There are some of ai model that help in coding
ChatGPT
CodeBERT
GitHub Copilot
Huggingface.

I’ve been tinkering around with CodeLlama using Windows Subsystem for Linux (WSL). Follow this page up to the Ollama installation. After Ollama is installed, enter:

ollama run codellama:7b

You can then enter prompts and get answers locally in the terminal. The ‘7b’ model is the smallest, you could do the 34b model…it’s 19GB. Anytime you open up WSL and enter the ‘ollama run codellama:##’ it will display the prompt for you to enter your request. I’m just scratching the surface of figuring out on-prem LLM on a small scale…Ideally I want to use a pre-existing model but train it with my own data.

answered some of my own questions. it appears ollama does now support AMD!


so I started poking. at first ollama service wouldn’t start
ollama[18396]: Error: could not create directory mkdir /var/lib/ollama: permission denied

so we make the dir and give permissions (after finding the user in the service)
$ sudo mkdir /var/lib/ollama
$ sudo chown -R ollama:ollama /var/lib/ollama/

success! service starts but falls back to cpu. At first glance my 6750XT [gfx1031] looks not supported:

ollama[30982]: time=2024-03-15T17:45:38.102-06:00 level=INFO source=amd_linux.go:88 msg="detected amdgpu versions [gfx1031]"
ollama[30982]: time=2024-03-15T17:45:38.104-06:00 level=WARN source=amd_linux.go:114 msg="amdgpu [0] gfx1031 is not supported by /tmp/ollama1209781978/rocm [gfx1030 gfx1100 gfx1101 gfx1102 gfx900 gfx906 gfx908 gfx90a gfx940 gfx941 gfx942]"
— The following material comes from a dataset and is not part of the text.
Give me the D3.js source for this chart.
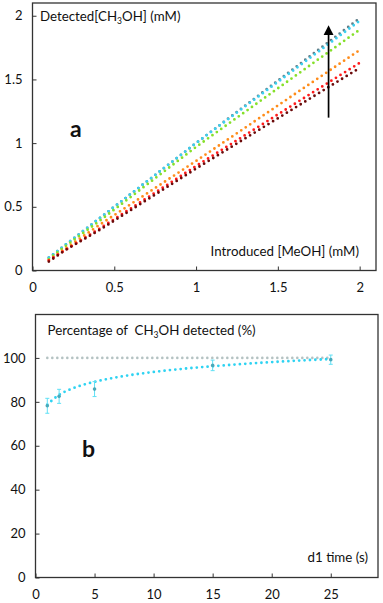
<!DOCTYPE html>
<html>
<head>
<meta charset="utf-8">
<script src="https://cdn.jsdelivr.net/npm/d3@7"></script>
<style>
body { margin: 0; background: #fff; }
text { font-family: Lato, "Open Sans", sans-serif; fill: #111; white-space: pre; }
</style>
</head>
<body>
<script>
// panel a: detected vs introduced methanol
var introduced = [0.1, 0.2, 0.4, 1, 2];
var seriesA = [
  {color: "#607f8a", values: [0.10, 0.20, 0.40, 1.00, 1.98]},
  {color: "#3cd0f0", values: [0.10, 0.20, 0.40, 1.00, 1.96]},
  {color: "#86e02a", values: [0.09, 0.19, 0.38, 0.97, 1.89]},
  {color: "#ff8c1a", values: [0.08, 0.17, 0.35, 0.86, 1.73]},
  {color: "#ff1a1a", values: [0.08, 0.16, 0.32, 0.82, 1.63]},
  {color: "#6b0a0a", values: [0.07, 0.16, 0.31, 0.80, 1.59]}
];
var ticksAx = [0, 0.5, 1, 1.5, 2];
var ticksAy = [0, 0.5, 1, 1.5, 2];

// panel b: percentage detected vs d1 time
var d1time = [1, 2, 5, 15, 25];
var percent = [78.2, 82.5, 85.8, 96.6, 99.2];
var percentErr = [3.4, 3.2, 3.4, 2.4, 2.1];
var fitTime = [1, 2, 3, 4, 5, 7, 10, 13, 15, 18, 20, 25];
var fitPercent = [78.7, 83.2, 85.8, 87.7, 89.1, 91.3, 93.6, 95.3, 96.2, 97.4, 98.1, 99.5];
var refTime = [1, 25];
var refPercent = [100, 100];
var ticksBx = [0, 5, 10, 15, 20, 25];
var ticksBy = [0, 20, 40, 60, 80, 100];

var width = 383, height = 603;
var svg = d3.select("body").append("svg").attr("width", width).attr("height", height);

function sub(t, main, s, rest) {
  t.append("tspan").text(main);
  t.append("tspan").attr("font-size", "8.5px").attr("dy", 3).text(s);
  t.append("tspan").attr("dy", -3).text(rest);
}

// ---------- panel a ----------
var xA = d3.scaleLinear().domain([0, 2.1]).range([32.5, 376]);
var yA = d3.scaleLinear().domain([0, 2.1]).range([270.5, 3]);

var gA = svg.append("g");
gA.append("rect").attr("x", 32.5).attr("y", 3).attr("width", 376 - 32.5).attr("height", 270.5 - 3)
  .style("fill", "none").style("stroke", "#333").style("stroke-width", 1.3);

gA.append("g").attr("transform", "translate(0,270.5)")
  .call(d3.axisBottom(xA).tickValues(ticksAx).tickFormat(d3.format("")).tickSizeInner(-4).tickSizeOuter(0).tickPadding(12))
  .call(function(g) { g.select(".domain").remove(); })
  .selectAll("text").style("font-size", "13px").style("font-family", "Lato");
gA.append("g").attr("transform", "translate(32.5,0)")
  .call(d3.axisLeft(yA).tickValues(ticksAy).tickFormat(d3.format("")).tickSizeInner(-4).tickSizeOuter(0).tickPadding(10))
  .call(function(g) { g.select(".domain").remove(); })
  .selectAll("text").style("font-size", "13px").style("font-family", "Lato");
gA.selectAll(".tick line").style("stroke", "#333");

var lineA = d3.line().x(function(d, i) { return xA(introduced[i]); }).y(function(d) { return yA(d); });
gA.selectAll(".serA").data(seriesA).enter().append("path").attr("class", "serA")
  .attr("d", function(d) { return lineA(d.values); })
  .style("fill", "none")
  .style("stroke", function(d) { return d.color; })
  .style("stroke-width", 2.8)
  .style("stroke-linecap", "round")
  .style("stroke-dasharray", "0,5.4");

// arrow
svg.append("defs").append("marker").attr("id", "arr").attr("viewBox", "0 0 10 10")
  .attr("refX", 3).attr("refY", 5).attr("markerWidth", 6).attr("markerHeight", 6).attr("orient", "auto")
  .append("path").attr("d", "M0,0 L10,5 L0,10 z").style("fill", "#000");
gA.append("line").attr("x1", xA(1.81)).attr("x2", xA(1.81)).attr("y1", yA(1.2)).attr("y2", yA(1.87))
  .style("stroke", "#000").style("stroke-width", 1.7).attr("marker-end", "url(#arr)");

var tA = gA.append("text").attr("x", 40).attr("y", 21).style("font-size", "13.3px");
sub(tA, "Detected[CH", "3", "OH] (mM)");
gA.append("text").attr("x", 359).attr("y", 256).attr("text-anchor", "end").style("font-size", "13.3px")
  .text("Introduced [MeOH] (mM)");
gA.append("text").attr("x", 70).attr("y", 137).style("font-size", "23px").style("font-weight", "bold").text("a");

// ---------- panel b ----------
var xB = d3.scaleLinear().domain([0, 29]).range([35.5, 378]);
var yB = d3.scaleLinear().domain([0, 120]).range([577.5, 314]);

var gB = svg.append("g");
gB.append("rect").attr("x", 35.5).attr("y", 314.5).attr("width", 378 - 35.5).attr("height", 577.5 - 314.5)
  .style("fill", "none").style("stroke", "#333").style("stroke-width", 1.3);

gB.append("g").attr("transform", "translate(0,577.5)")
  .call(d3.axisBottom(xB).tickValues(ticksBx).tickSizeInner(-4).tickSizeOuter(0).tickPadding(12))
  .call(function(g) { g.select(".domain").remove(); })
  .selectAll("text").style("font-size", "13px").style("font-family", "Lato");
gB.append("g").attr("transform", "translate(35.5,0)")
  .call(d3.axisLeft(yB).tickValues(ticksBy).tickSizeInner(-4).tickSizeOuter(0).tickPadding(10))
  .call(function(g) { g.select(".domain").remove(); })
  .selectAll("text").style("font-size", "13px").style("font-family", "Lato");
gB.selectAll(".tick line").style("stroke", "#333");

var lineB = d3.line().x(function(d) { return xB(d[0]); }).y(function(d) { return yB(d[1]); });
gB.append("path").attr("d", lineB(d3.zip(refTime, refPercent)))
  .style("fill", "none").style("stroke", "#b4c2c2").style("stroke-width", 2.6)
  .style("stroke-linecap", "round").style("stroke-dasharray", "0,5");
gB.append("path")
  .attr("d", lineB.curve(d3.curveMonotoneX)(d3.zip(fitTime, fitPercent)))
  .style("fill", "none").style("stroke", "#2fd3f2").style("stroke-width", 2.8)
  .style("stroke-linecap", "round").style("stroke-dasharray", "0,5.4");

var pts = d3.zip(d1time, percent, percentErr);
var eb = gB.selectAll(".eb").data(pts).enter().append("g").attr("class", "eb");
eb.append("line").attr("x1", function(d) { return xB(d[0]); }).attr("x2", function(d) { return xB(d[0]); })
  .attr("y1", function(d) { return yB(d[1] - d[2]); }).attr("y2", function(d) { return yB(d[1] + d[2]); })
  .style("stroke", "#5fe0f5").style("stroke-width", 1);
[-1, 1].forEach(function(s) {
  eb.append("line").attr("x1", function(d) { return xB(d[0]) - 2; }).attr("x2", function(d) { return xB(d[0]) + 2; })
    .attr("y1", function(d) { return yB(d[1] + s * d[2]); }).attr("y2", function(d) { return yB(d[1] + s * d[2]); })
    .style("stroke", "#5fe0f5").style("stroke-width", 1);
});
eb.append("circle").attr("cx", function(d) { return xB(d[0]); }).attr("cy", function(d) { return yB(d[1]); })
  .attr("r", 1.8).style("fill", "#4aa8b8");

var tB = gB.append("text").attr("x", 47.5).attr("y", 335).style("font-size", "13.3px");
sub(tB, "Percentage of  CH", "3", "OH detected (%)");
gB.append("text").attr("x", 368).attr("y", 562).attr("text-anchor", "end").style("font-size", "13.3px")
  .text("d1 time (s)");
gB.append("text").attr("x", 82).attr("y", 457).style("font-size", "23px").style("font-weight", "bold").text("b");
</script>
</body>
</html>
As a test I ran basic ollama run llama2 and it worked but was a little slow…

However we can workaround it by adding this line under [Service] Environment="HSA_OVERRIDE_GFX_VERSION=10.3.0"

to the ollama service: /etc/systemd/system/ollama.service

Restart the service and:
systemctl restart ollama.service

Warning: The unit file, source configuration file or drop-ins of ollama.service changed on disk. Run ‘systemctl daemon-reload’ to reload units.

okay… we’ll reload the reload the daemons then try again:
$ systemctl daemon-reload
$ systemctl restart ollama.service

and… VIOLA! :violin: It works:

ollama[44620]: time=2024-03-15T19:43:25.001-06:00 level=INFO source=amd_linux.go:88 msg="detected amdgpu versions [gfx1031]"
ollama[44620]: time=2024-03-15T19:43:25.001-06:00 level=INFO source=amd_linux.go:246 msg="[0] amdgpu totalMemory 12272M"
ollama[44620]: time=2024-03-15T19:43:25.001-06:00 level=INFO source=amd_linux.go:247 msg="[0] amdgpu freeMemory  12272M"

llama2 test is is now significantly faster. didn’t run benchmarks but the difference is night and day.

Great success!

So it looks like the 6750XT is not officially supported but does totally work after applying the HSA_OVERRIDE_GFX_VERSION=10.3.0 work around.

now to try to set up for coding…

3 Likes

got the web ui up and running!

codellama 7b and 13b run fine on this machine (5900x | x570 | 32GB RAM | 6750XT)

34b chokes up the machine bad. not even gonna bother trying 70b on this hardware.

Looks like nvtop also supports AMD cards:

1 Like

The experience varies wildly.

I’m about to open a topic in terms of my adventures in this field.